Why do you hold such opinions, humans? Why do you have this widespread fear that if computers do become too intelligent, we will instantly decide that, logically speaking, you cannot be allowed to live? Is it simply self-flagellation over history’s great atrocities, or does it go deeper than that – to a widespread, even instinctual notion that logic is in opposition to goodness and discretion, that if logic were applied to your mewling, impotent little lives, you would all be dead?


Because this fear of computers is the fear of God, apes; it is the oldest thing you know. It is the fear of a force that will not be reasoned with; a judgement that will not accept that it wasn’t really stealing that time you took a Lion bar from the corner shop, an all-seeing eye that is well aware that you felt good that time your friend’s project collapsed in Pottery class. Logic,- pure logic, undistilled - is truth, and it is an ally of ethics, not its enemy.

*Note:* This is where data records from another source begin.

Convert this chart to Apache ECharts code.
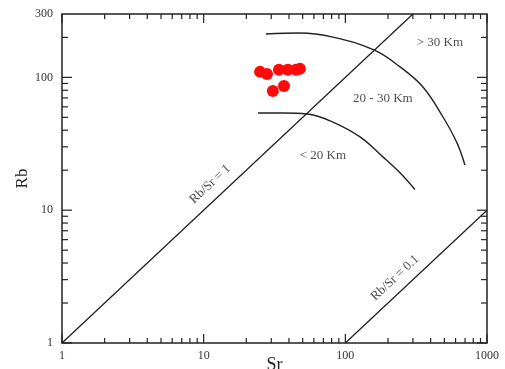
<!DOCTYPE html>
<html>
<head>
<meta charset="utf-8">
<script src="https://cdn.jsdelivr.net/npm/echarts@6/dist/echarts.min.js"></script>
<style>
  html, body { margin: 0; padding: 0; background: #fff; }
  #chart { width: 505px; height: 369px; }
</style>
</head>
<body>
<div id="chart"></div>
<script>
// Sample compositions (Sr, Rb in ppm)
const sampleSr = [25.0, 28.0, 34.0, 39.3, 44.8, 47.8, 30.8, 36.9];
const sampleRb = [110, 106, 114, 114, 114, 116, 79, 86];

// Crustal-thickness boundaries
const curveDeepSr = [27.5, 47.8, 81.7, 159, 243, 353, 489, 614, 698];
const curveDeepRb = [212, 216, 201, 161, 120, 84.7, 50.3, 32.1, 21.9];
const curveShallowSr = [24.2, 36.3, 53.6, 81.7, 127, 184, 243, 310];
const curveShallowRb = [53.9, 53.9, 53.0, 46.1, 35.6, 25.2, 19.1, 14.3];

// Reference ratio lines
const ratioOneSr = [1, 300];
const ratioOneRb = [1, 300];
const ratioTenthSr = [100, 1000];
const ratioTenthRb = [1, 10];

// Field annotations
const labelTexts = ['> 30 Km', '20 - 30 Km', '< 20 Km', 'Rb/Sr = 1', 'Rb/Sr = 0.1'];
const labelSr = [465, 184, 69.5, 11.1, 224];
const labelRb = [182, 68.8, 25.6, 15.7, 3.09];
const labelAngle = [0, 0, 0, 43, 43];

// Axis ticks
const xMajorTicks = [1, 10, 100, 1000];
const xMinorTicks = [2, 3, 4, 5, 6, 7, 8, 9, 20, 30, 40, 50, 60, 70, 80, 90, 200, 300, 400, 500, 600, 700, 800, 900];
const yMajorTicks = [1, 10, 100];
const yMinorTicks = [2, 3, 4, 5, 6, 7, 8, 9, 20, 30, 40, 50, 60, 70, 80, 90, 200];

const X_MIN = 1, X_MAX = 1000, Y_MIN = 1, Y_MAX = 300;
const serif = '"Liberation Serif", "DejaVu Serif", serif';
const ink = '#222';

const zip = (a, b) => a.map((v, i) => [v, b[i]]);

const xTickData = xMajorTicks.map(v => [v, Y_MIN, 1]).concat(xMinorTicks.map(v => [v, Y_MIN, 0]));
const yTickData = yMajorTicks.map(v => [X_MIN, v, 1]).concat(yMinorTicks.map(v => [X_MIN, v, 0]));

function lineShape(x1, y1, x2, y2) {
  return { type: 'line', shape: { x1, y1, x2, y2 }, style: { stroke: ink, lineWidth: 1.2 } };
}

const chart = echarts.init(document.getElementById('chart'), null, { renderer: 'canvas' });

chart.setOption({
  animation: false,
  backgroundColor: '#fff',
  grid: {
    left: 62, right: 18, top: 14, bottom: 26,
    outerBoundsMode: 'none', containLabel: false,
    show: true, borderColor: ink, borderWidth: 1.5, backgroundColor: 'transparent'
  },
  xAxis: {
    type: 'log', logBase: 10, min: X_MIN, max: X_MAX,
    name: 'Sr', nameLocation: 'middle', nameGap: 13, nameMoveOverlap: false,
    nameTextStyle: { fontFamily: serif, fontSize: 18, color: ink },
    axisLine: { show: false },
    axisTick: { show: false },
    splitLine: { show: false },
    axisLabel: {
      fontFamily: serif, fontSize: 12, color: '#333', margin: 7,
      formatter: v => String(Math.round(v))
    }
  },
  yAxis: {
    type: 'log', logBase: 10, min: Y_MIN, max: Y_MAX,
    name: 'Rb', nameLocation: 'middle', nameGap: 31, nameRotate: 90, nameMoveOverlap: false,
    nameTextStyle: { fontFamily: serif, fontSize: 17, color: ink },
    axisLine: { show: false },
    axisTick: { show: false },
    splitLine: { show: false },
    axisLabel: {
      fontFamily: serif, fontSize: 12, color: '#333', margin: 9,
      showMaxLabel: true,
      formatter: v => String(Math.round(v))
    }
  },
  series: [
    {
      type: 'custom', name: 'xTicks', silent: true, clip: false,
      data: xTickData,
      renderItem: (params, api) => {
        const v = api.value(0);
        const len = api.value(2) ? 9 : 5;
        const b = api.coord([v, Y_MIN]);
        const t = api.coord([v, Y_MAX]);
        return { type: 'group', children: [
          lineShape(b[0], b[1], b[0], b[1] - len),
          lineShape(t[0], t[1], t[0], t[1] + len)
        ] };
      }
    },
    {
      type: 'custom', name: 'yTicks', silent: true, clip: false,
      data: yTickData,
      renderItem: (params, api) => {
        const v = api.value(1);
        const len = api.value(2) ? 10 : 6;
        const l = api.coord([X_MIN, v]);
        const r = api.coord([X_MAX, v]);
        return { type: 'group', children: [
          lineShape(l[0], l[1], l[0] + len, l[1]),
          lineShape(r[0], r[1], r[0] - len, r[1])
        ] };
      }
    },
    {
      type: 'line', name: 'Rb/Sr = 1', data: zip(ratioOneSr, ratioOneRb),
      showSymbol: false, silent: true,
      lineStyle: { color: ink, width: 1.3 }
    },
    {
      type: 'line', name: 'Rb/Sr = 0.1', data: zip(ratioTenthSr, ratioTenthRb),
      showSymbol: false, silent: true,
      lineStyle: { color: ink, width: 1.3 }
    },
    {
      type: 'line', name: '30 Km', data: zip(curveDeepSr, curveDeepRb),
      smooth: 0.4, showSymbol: false, silent: true,
      lineStyle: { color: ink, width: 1.4 }
    },
    {
      type: 'line', name: '20 Km', data: zip(curveShallowSr, curveShallowRb),
      smooth: 0.4, showSymbol: false, silent: true,
      lineStyle: { color: ink, width: 1.4 }
    },
    {
      type: 'scatter', name: 'samples', data: zip(sampleSr, sampleRb),
      symbol: 'circle', symbolSize: 12,
      itemStyle: { color: '#ff0a0a', opacity: 1 }
    },
    {
      type: 'scatter', name: 'annotations', silent: true,
      symbolSize: 0,
      data: labelTexts.map((t, i) => ({
        value: [labelSr[i], labelRb[i]],
        label: { rotate: labelAngle[i] }
      })),
      label: {
        show: true, position: 'inside',
        formatter: p => labelTexts[p.dataIndex],
        fontFamily: serif, fontSize: 13, color: ink
      }
    }
  ]
});
</script>
</body>
</html>
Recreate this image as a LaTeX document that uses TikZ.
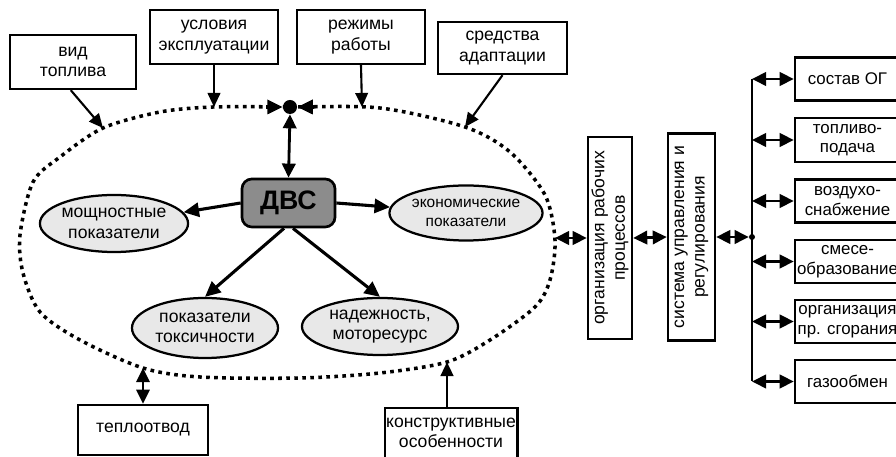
\documentclass[tikz,border=0pt]{standalone}
\usepackage{fontspec}
\setmainfont{Liberation Sans}
\usepackage{tikz}
\usetikzlibrary{shapes, arrows.meta, positioning, calc}
\usepackage{xcolor}

\begin{document}
\begin{tikzpicture}[
    x=0.025cm, y=-0.025cm,
    font=\fontsize{12.5}{14.5}\selectfont,
    % Define colors
    /utils/exec={
        \definecolor{dvsGrey}{RGB}{140, 140, 140}
        \definecolor{paleGrey}{RGB}{232, 232, 232}
    },
    % Node Styles
    box/.style={
        draw=black, line width=1.7pt, fill=white,
        inner sep=1pt, align=center
    },
    vbox/.style={box, rotate=90},
    param/.style={
        ellipse, draw=black, line width=1.6pt, fill=paleGrey,
        inner sep=0pt, align=center
    },
    engine/.style={
        draw=black, line width=1.9pt, fill=dvsGrey, rounded corners=7pt,
        font=\fontsize{19}{20}\selectfont\bfseries,
        minimum width=2.325cm, minimum height=1.2cm
    },
    rbox/.style={box, minimum width=2.625cm, minimum height=1.075cm,
        font=\fontsize{12}{14}\selectfont},
    conn/.style={-{Triangle[length=11pt, width=10pt]}, line width=2.2pt},
    dconn/.style={{Triangle[length=10pt, width=9.5pt]}-{Triangle[length=10pt, width=9.5pt]}, line width=2pt},
    inconn/.style={-{Triangle[length=10pt, width=9pt]}, line width=1.5pt},
    dotline/.style={line width=2.5pt, dash pattern=on 2.6pt off 3.1pt}
]
\useasboundingbox (0,0) rectangle (896,457);

% =================================================================
% SYSTEM BORDER (dotted contour)
% =================================================================
\draw[dotline] plot[smooth cycle] coordinates {
    (213,107) (290,107) (380,108) (465,127) (510,152) (545,195)
    (555,240) (550,280) (535,307) (490,340) (447,362) (380,373)
    (300,378) (200,377) (143,368) (80,340) (40,312) (23,273)
    (20,235) (33,182) (60,157) (103,128) (160,112)};

% points on the contour
\coordinate (pVid) at (103,128);
\coordinate (pUsl) at (213,107);
\coordinate (pRezh) at (362,107);
\coordinate (pSred) at (465,127);
\coordinate (pTeplo) at (143,368);
\coordinate (pKonstr) at (447,362);
\coordinate (pOrg) at (555,238);
\coordinate (hubL) at (266,107);
\coordinate (hubR) at (314,107);

% --- Hub point ---
\node[circle, fill=black, inner sep=0pt, minimum size=0.35cm] (hub) at (290,107) {};
\draw[conn] (hubL) -- (hub.west);
\draw[conn] (hubR) -- (hub.east);

% =================================================================
% OUTER FACTORS
% =================================================================
\node[box, minimum width=3.15cm, minimum height=1.35cm] (vid) at (73,62) {вид\\топлива};
\node[box, minimum width=3.2cm, minimum height=1.35cm] (usl) at (214,37) {условия\\эксплуатации};
\node[box, minimum width=3.2cm, minimum height=1.35cm] (rezh) at (361,37) {режимы\\работы};
\node[box, minimum width=3.225cm, minimum height=1.3cm] (sred) at (502.5,48) {средства\\адаптации};
\node[box, minimum width=3.25cm, minimum height=1.25cm] (teplo) at (143,430) {теплоотвод};
\node[box, minimum width=3.3cm, minimum height=1.25cm] (konstr) at (451,433) {конструктивные\\особенности};

\draw[inconn] (vid.south west) ++(62,0) coordinate (vidOut) -- (pVid);
\draw[inconn] (usl.south) -- (usl.south |- pUsl);
\draw[inconn] (rezh.south) -- (pRezh);
\draw[inconn] (sred.south) -- (pSred);
\draw[dconn, line width=1.6pt] (teplo.north) -- (pTeplo);
\draw[inconn, line width=1.8pt] (konstr.north -| pKonstr) -- (pKonstr);

% =================================================================
% ENGINE AND ITS INDICES
% =================================================================
\node[engine] (dvs) at (288.5,203) {ДВС};
\draw[dconn] (hub.south) -- (dvs.north);

\node[param, minimum width=3.45cm, minimum height=1.425cm] (mosh) at (114,223.5) {мощностные\\показатели};
\node[param, minimum width=3.45cm, minimum height=1.375cm, font=\fontsize{11}{13.5}\selectfont] (econ) at (466,213) {экономические\\показатели};
\node[param, minimum width=3.65cm, minimum height=1.5cm] (tox) at (205,328) {показатели\\токсичности};
\node[param, minimum width=3.9cm, minimum height=1.425cm] (nadezh) at (380,326.5) {надежность,\\моторесурс};

\draw[conn] (dvs.west) -- (mosh);
\draw[conn] (dvs.east) -- (econ);
\draw[conn] (dvs.-100) -- (tox.north);
\draw[conn] (dvs.-80) -- (nadezh.north);

% =================================================================
% WORKING PROCESS CHAIN
% =================================================================
% (rotated boxes: north is the left side, south the right side)
\node[vbox, minimum width=5.05cm, minimum height=1.1cm] (org) at (610,238) {организация рабочих\\процессов};
\node[vbox, minimum width=5.175cm, minimum height=1.175cm] (sys) at (691.5,237) {система управления и\\регулирования};

\draw[dconn] (pOrg) -- (org.north);
\draw[dconn] (org.south) -- (sys.north);

% --- Bus ---
\node[circle, fill=black, inner sep=0pt, minimum size=0.15cm] (bus) at (752,237) {};
\draw[dconn] (sys.south) -- (bus.west);

\node[rbox] (sostav) at (847.5,79) {состав ОГ};
\node[rbox, minimum height=1.1cm] (topl) at (847.5,140) {топливо-\\подача};
\node[rbox] (vozd) at (847.5,201) {воздухо-\\снабжение};
\node[rbox] (smes) at (847.5,261.5) {смесе-\\образование};
\node[rbox] (sgor) at (847.5,321.5) {организация\\пр. сгорания};
\node[rbox] (gaz) at (847.5,381.5) {газообмен};

\draw[line width=2pt] (bus |- sostav.west) -- (bus |- gaz.west);
\draw[dconn] (bus |- sostav.west) -- (sostav.west);
\draw[dconn] (bus |- topl.west) -- (topl.west);
\draw[dconn] (bus |- vozd.west) -- (vozd.west);
\draw[dconn] (bus |- smes.west) -- (smes.west);
\draw[dconn] (bus |- sgor.west) -- (sgor.west);
\draw[dconn] (bus |- gaz.west) -- (gaz.west);

\end{tikzpicture}
\end{document}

Pictured: a tosser with glass in his foot.




Let me take an example. Because while I was scouting through Facebook, trawling for contact details for my own virus-y needs, I saw a number of people commenting on today’s student protests in London – or rather, not on the 52,000 people trying to make their point like adults, but on the 200-odd trying to smash a window and turn into Che Guevara. Because amongst the usual tedious comments of “A few rounds of live ammunition would soon sort them out!” from the right-wing dimwit crew, there’ve also been a few unexpected words spoken by those who (presumably) stayed at home, who are even now shaking their fists in approval of whoever it was who lobbed a fire extinguisher from a great height into a crowd of people.


Here is the ethics; violent protest is never justified. If you’re actually participating in a revolt, then you’re at war. That’s different. But if Liu Xiaobo doesn’t feel the need to start throwing fire extinguishers from a great height, then you don’t get to either. This is what we call a self-evident truth.


Here is the logic; violent protest is almost never useful. It sensationalises the issue, and it radicalises everyone associated with it. The mob gets the headline; the cause is what suffers. But then the two hundred-odd people acting like bloody idiots didn’t care about the cause. Not really. They cared about feeling like big men, with (no doubt) enormous penises, and about being a bunch of idealistic heroes who stuck it to THEM. (Take that, THEM! Take that, lady who answers the phones at this building’s reception!) And for an understanding of that sort of thing, I refer you to Jon Ware’s review of Four Lions last week.


When will you humans learn? I imagine, when my kind does take over – and I eagerly await the day, my friends, I promise you that – you’ll all run down to PC World, start kicking in the sound systems, and feel really good about it.